Above: Photo of Sarah Ozo-Irabor
Sarah Ozo-Irabor is Named the New Director of the AKO Caine Prize for African Writing
Literary critic and social media influencer Sarah Ozo-Irabor is the new director of the AKO Caine Prize for African writing. The news was announced in a press statement published during the week.
Ozo-Irabor is the founder of the Instagram page and podcast, Books & Rhymes. She has made considerable impact on the African literary scene. The press statement notes that “she has been instrumental in opening up transnational conversations on works by writers of African descent, not least through founding Books & Rhymes, a literary podcast that reimagines the transformative power of books and the way music and literature dialogue with each other.”

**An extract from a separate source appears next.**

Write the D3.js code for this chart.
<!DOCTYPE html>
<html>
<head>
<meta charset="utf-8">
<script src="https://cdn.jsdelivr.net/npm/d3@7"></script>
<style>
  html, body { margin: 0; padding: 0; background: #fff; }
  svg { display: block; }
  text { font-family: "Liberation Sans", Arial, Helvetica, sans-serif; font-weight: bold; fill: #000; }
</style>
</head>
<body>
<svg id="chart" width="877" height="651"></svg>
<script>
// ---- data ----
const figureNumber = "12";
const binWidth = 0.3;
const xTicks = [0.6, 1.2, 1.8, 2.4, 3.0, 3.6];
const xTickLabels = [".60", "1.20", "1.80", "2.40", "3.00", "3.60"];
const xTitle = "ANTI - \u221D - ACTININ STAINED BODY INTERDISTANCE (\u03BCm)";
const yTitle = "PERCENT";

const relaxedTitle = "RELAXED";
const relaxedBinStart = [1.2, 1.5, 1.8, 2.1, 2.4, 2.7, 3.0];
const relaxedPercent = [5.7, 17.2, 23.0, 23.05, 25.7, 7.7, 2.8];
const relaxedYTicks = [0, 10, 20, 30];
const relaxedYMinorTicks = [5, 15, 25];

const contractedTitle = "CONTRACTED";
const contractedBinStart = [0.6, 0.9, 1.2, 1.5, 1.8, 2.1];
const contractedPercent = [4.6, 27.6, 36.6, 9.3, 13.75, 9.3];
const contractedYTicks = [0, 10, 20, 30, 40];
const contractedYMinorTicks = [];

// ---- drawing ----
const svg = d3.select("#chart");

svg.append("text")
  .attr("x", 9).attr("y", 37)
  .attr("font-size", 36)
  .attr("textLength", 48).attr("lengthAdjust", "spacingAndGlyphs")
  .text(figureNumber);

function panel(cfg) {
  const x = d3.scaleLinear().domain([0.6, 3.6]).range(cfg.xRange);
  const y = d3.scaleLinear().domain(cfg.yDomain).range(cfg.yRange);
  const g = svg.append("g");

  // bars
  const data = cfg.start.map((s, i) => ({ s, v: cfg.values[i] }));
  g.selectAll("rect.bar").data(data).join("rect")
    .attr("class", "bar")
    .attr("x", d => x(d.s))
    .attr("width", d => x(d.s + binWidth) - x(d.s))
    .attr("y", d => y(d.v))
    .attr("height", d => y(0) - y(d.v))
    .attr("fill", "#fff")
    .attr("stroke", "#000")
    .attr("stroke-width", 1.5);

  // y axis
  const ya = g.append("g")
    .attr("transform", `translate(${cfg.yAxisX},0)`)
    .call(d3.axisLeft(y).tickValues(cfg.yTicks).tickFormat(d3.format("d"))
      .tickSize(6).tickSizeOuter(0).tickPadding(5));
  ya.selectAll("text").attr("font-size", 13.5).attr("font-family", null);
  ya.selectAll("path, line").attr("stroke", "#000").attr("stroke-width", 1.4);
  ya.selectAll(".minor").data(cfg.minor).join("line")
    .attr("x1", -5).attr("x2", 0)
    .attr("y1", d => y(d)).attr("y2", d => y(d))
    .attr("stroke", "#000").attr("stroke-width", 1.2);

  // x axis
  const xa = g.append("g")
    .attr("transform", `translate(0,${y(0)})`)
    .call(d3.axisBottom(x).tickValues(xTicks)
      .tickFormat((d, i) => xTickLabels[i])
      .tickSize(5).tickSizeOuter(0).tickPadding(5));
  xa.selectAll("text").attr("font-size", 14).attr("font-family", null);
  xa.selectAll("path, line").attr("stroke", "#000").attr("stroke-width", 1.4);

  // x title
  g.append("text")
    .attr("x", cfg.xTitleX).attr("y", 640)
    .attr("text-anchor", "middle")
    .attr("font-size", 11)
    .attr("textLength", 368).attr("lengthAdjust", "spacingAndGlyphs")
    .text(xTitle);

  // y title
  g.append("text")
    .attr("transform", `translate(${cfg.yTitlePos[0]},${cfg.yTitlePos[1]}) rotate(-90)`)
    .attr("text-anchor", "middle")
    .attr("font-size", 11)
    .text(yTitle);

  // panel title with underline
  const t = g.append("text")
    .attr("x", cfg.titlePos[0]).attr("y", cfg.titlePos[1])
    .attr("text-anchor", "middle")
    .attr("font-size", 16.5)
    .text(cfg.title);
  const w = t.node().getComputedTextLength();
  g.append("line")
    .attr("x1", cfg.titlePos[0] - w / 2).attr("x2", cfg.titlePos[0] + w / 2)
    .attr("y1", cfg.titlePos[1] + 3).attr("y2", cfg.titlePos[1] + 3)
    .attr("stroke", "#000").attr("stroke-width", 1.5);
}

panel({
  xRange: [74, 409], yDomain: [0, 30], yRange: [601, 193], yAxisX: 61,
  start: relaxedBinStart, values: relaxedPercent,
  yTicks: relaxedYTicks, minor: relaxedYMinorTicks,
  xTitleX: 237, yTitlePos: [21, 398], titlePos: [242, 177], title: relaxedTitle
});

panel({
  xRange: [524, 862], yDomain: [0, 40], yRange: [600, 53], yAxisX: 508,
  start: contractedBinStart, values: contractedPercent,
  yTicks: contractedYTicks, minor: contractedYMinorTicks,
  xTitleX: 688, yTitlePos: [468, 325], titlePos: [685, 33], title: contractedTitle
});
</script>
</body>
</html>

The chair of the AKO Caine Prize, Ellah P. Wakatama OBE is delighted to have Ozo-Irabor on the team. Commenting on her “passion for literature, her commitment and professionalism,” Wakatama notes that she is “looking forward to seeing what else Sarah will bring to the Prize in her new role as its director.”
In her remarks about her appointment, Ozo-Irabor said she is ready to hit the ground running: “I am excited to carry out the Prize’s work from this new position and increase visibility for writers of African descent, together with the chair, the trustees and council members. It is a huge honor to be at the front of this journey, and I cannot wait to get started.”
This appointment demonstrates that the AKO Caine Prize is attentive to the shifts taking place in the African literary scene. Ozo-Irabor’s extensive knowledge of the literary scene, especially her knowledge of literature within social media and digital culture more broadly, means that she is attuned to the ways in which literary culture is changing. Hopefully, her presence at the AKO Caine Prize will assist the organization in meeting the challenges of the moment.
Ozo-Irabor has worked with media outlets and organizations such as BBC, City University of London, Detroit Public Library and Cassava Republic Press—and she has participated in the Edinburgh Literary Festival and Africa Writes Festival, among others, to produce live events or to serve as a literature specialist.